KULT_online
71 (May 2025)
Editorial
Liebe Leser_innen,
ich freue mich sehr, die 71. Ausgabe von KULT_online
vorstellen zu können, in
der Sie eine besonders facettenreiche Auswahl an Rezensionen zu einem
breitem Spektrum an kulturwissenschaftlichen Themen vorfinden.
Ein Schwerpunkt dieser Ausgabe liegt auf politischen und gesellschaftlichen Diskursen. Den Auftakt bildet Ahlem Saidanis Rezension zu einer Studie über muslimische Narrative über Juden in Norwegen – von frühen historischen Begegnungen bis zu aktuellen Wahrnehmungen. Auch Isabella David widmet sich gesellschaftlichen Machtverhältnissen und rezensiert einen Sammelband, der die globale Dynamik geschlechtsspezifischer Gewalt beleuchtet und die Darstellung dieser Gewalt in den Medien kritisch hinterfragt. Lucía Mesa Vélez richtet in ihrer Rezension den Blick auf eine Publikation zu digitalen Machtstrukturen in der humanitären Hilfe, die zeigt, wie technologische Systeme nicht nur bestehende Ungleichheiten reproduzieren, sondern auch neue Formen der Kontrolle etablieren können. Ebenfalls im gesellschaftspolitischen Feld verortet ist Henning Tauches Rezension zu konservativen Krisennarrativen in rechten Diskursräumen und deren zunehmender diskursiver Macht. Den Abschluss dieses Themenfelds bildet Nora Themls Rezension zu einem Glossar migrationsbezogener Begriffe, die als sprachlich umkämpfte Terrains sichtbar gemacht werden, und so aufzeigt, wie gesellschaftliche Aushandlungsprozesse in Sprache und Bedeutungsverschiebungen eingeschrieben werden.

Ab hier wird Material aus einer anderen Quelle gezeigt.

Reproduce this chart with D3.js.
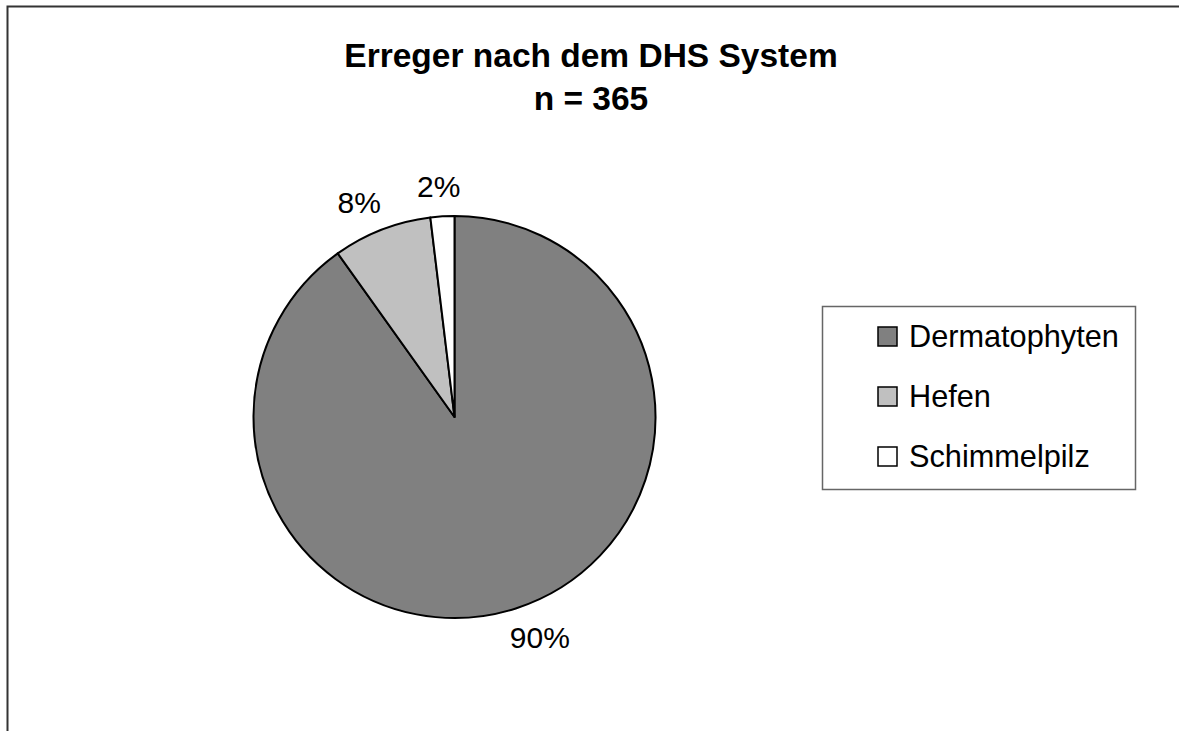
<!DOCTYPE html>
<html>
<head>
<meta charset="utf-8">
<script src="https://cdn.jsdelivr.net/npm/d3@7"></script>
<style>
  html, body { margin: 0; padding: 0; background: #fff; }
  svg { display: block; font-family: "Liberation Sans", Arial, sans-serif; }
</style>
</head>
<body>
<div id="chart"></div>
<script>
// chart data
const titleLines = ["Erreger nach dem DHS System", "n = 365"];
const categories = ["Dermatophyten", "Hefen", "Schimmelpilz"];
const counts     = [329, 29, 7];
const colors     = ["#808080", "#c0c0c0", "#ffffff"];

const width = 1179, height = 731;
const cx = 454.5, cy = 417, r = 201;

const svg = d3.select("#chart").append("svg")
  .attr("width", width)
  .attr("height", height);

// chart frame (only top/left edges fall inside the view)
svg.append("rect")
  .attr("x", 7.5).attr("y", 6.5)
  .attr("width", 1220).attr("height", 800)
  .attr("fill", "none")
  .attr("stroke", "#333")
  .attr("stroke-width", 2);

// title
const title = svg.append("text")
  .attr("text-anchor", "middle")
  .attr("font-weight", "bold")
  .attr("font-size", 33.5)
  .attr("fill", "#000");
titleLines.forEach((t, i) => {
  title.append("tspan").attr("x", 591).attr("y", 67 + i * 43).text(t);
});

// pie
const total = d3.sum(counts);
const pie = d3.pie().sort(null).value(d => d)(counts);
const arc = d3.arc().innerRadius(0).outerRadius(r);

const g = svg.append("g").attr("transform", `translate(${cx},${cy})`);

g.selectAll("path.slice")
  .data(pie)
  .join("path")
    .attr("class", "slice")
    .attr("d", arc)
    .attr("fill", (d, i) => colors[i])
    .attr("stroke", "#000")
    .attr("stroke-width", 2)
    .attr("stroke-linejoin", "round");

// percentage labels outside the slices
const fmt = d => Math.round(d.value / total * 100) + "%";
const labelOffset = 19, fs = 30;
g.selectAll("text.pct")
  .data(pie)
  .join("text")
    .attr("class", "pct")
    .attr("font-size", fs)
    .attr("text-anchor", "middle")
    .text(fmt)
    .each(function(d) {
      const a = (d.startAngle + d.endAngle) / 2;
      const s = Math.sin(a), c = -Math.cos(a);
      const w = this.getComputedTextLength();
      const h = 22;
      const x = (r + labelOffset) * s + w * s;
      const y = (r + labelOffset) * c + (h / 2) * c;
      d3.select(this).attr("x", x).attr("y", y + h / 2);
    });

// legend
const legend = svg.append("g");
legend.append("rect")
  .attr("x", 822.5).attr("y", 306.5)
  .attr("width", 313).attr("height", 183)
  .attr("fill", "#fff")
  .attr("stroke", "#666")
  .attr("stroke-width", 1.5);

const rowY = d3.scalePoint().domain(categories).range([347, 467]);
const items = legend.selectAll("g.item")
  .data(categories)
  .join("g")
    .attr("class", "item")
    .attr("transform", d => `translate(0,${rowY(d)})`);

items.append("rect")
  .attr("x", 878).attr("y", -20)
  .attr("width", 19).attr("height", 19)
  .attr("fill", (d, i) => colors[i])
  .attr("stroke", "#000")
  .attr("stroke-width", 1.5);

items.append("text")
  .attr("x", 909).attr("y", 0)
  .attr("font-size", 30.7)
  .attr("fill", "#000")
  .text(d => d);
</script>
</body>
</html>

Zwei weitere Rezensionen widmen sich institutionellen Rahmenbedingungen
kultureller Praxis. Emilio
Aguas Rodríguez untersucht in seiner Rezension indigene
Archivpraktiken im Kontext kolonialer Geschichte und die politische
Dimension von Archiven als Handlungsmacht. Eine andere Perspektive auf
bestehende Strukturen bietet Miguel
Ángel Castro Caballero, der die kritische Reflexion
neoliberaler Arbeitsrealitäten in seiner Rezension in den Mittelpunkt
stellt. Ergänzt wird dieser Themenbereich durch einen Tagungsbericht
von Sara Lüttich und
Katharina Hacker, der zentrale Herausforderungen
postkolonialer Landverteilung und -nutzung in Ländern des südlichen Afrika
beleuchtet. Deutlich wird darin, wie eng Fragen von Landrechten,
Ernährungssicherheit und Wissenssystemen mit sozialen, kulturellen und
politischen Machtverhältnissen verflochten sind.
Im Bereich der Erinnerungskulturen und kollektiven Identitäten bewegt sich Şahin Yaldız Rezension eines Sammelbandes, der das Zusammenspiel von Nostalgie, Erinnerung und Identitätskonstruktion in verschiedenen kulturellen Kontexten untersucht.
Den thematischen Abschluss dieser Ausgabe bilden drei Rezensionen, die sich mit theoretischen, kulturgeschichtlichen und narrativen Schwerpunkten beschäftigen. Silas Edwards rezensiert eine ungewöhnliche Geschichte der naturkundlichen Forschung, in der Tiere nicht nur als Objekte der Beobachtung, sondern auch als Akteure der Aufklärung sichtbar werden. Saskia Ketz beschreibt in ihrem Bericht zur Sonderausstellung des Niederrheinischen Freilichtmuseums die Veränderungen der Bestattungskultur in den letzten Jahrhunderten und deren museale Repräsentation. Caesy Stuck verfolgt in ihrer Rezension einen eher theoretischen Ansatz und zeigt neue Perspektiven auf, wie Objekte als zentrale Elemente der Erzählung betrachtet werden können. Matthew Childs setzt sich in seiner Rezension mit Überlegungen zur Denk- und Vorstellbarkeit von Katastrophenszenarien auseinander und beleuchtet die kritische Auseinandersetzung mit gesellschaftlichen und wirtschaftlichen Ordnungssystemen. Abgerundet wird das Themenfeld durch eine Rezension von Edward Djordjevic zu der politischen und gesellschaftlichen Bedeutung von Fiktion in Zeiten von Desinformation und Fake News.
Nach diesem kurzen Überblick über die Beiträge der aktuellen Ausgabe von KULT_online, wünsche ich Ihnen viel Spaß beim Lesen.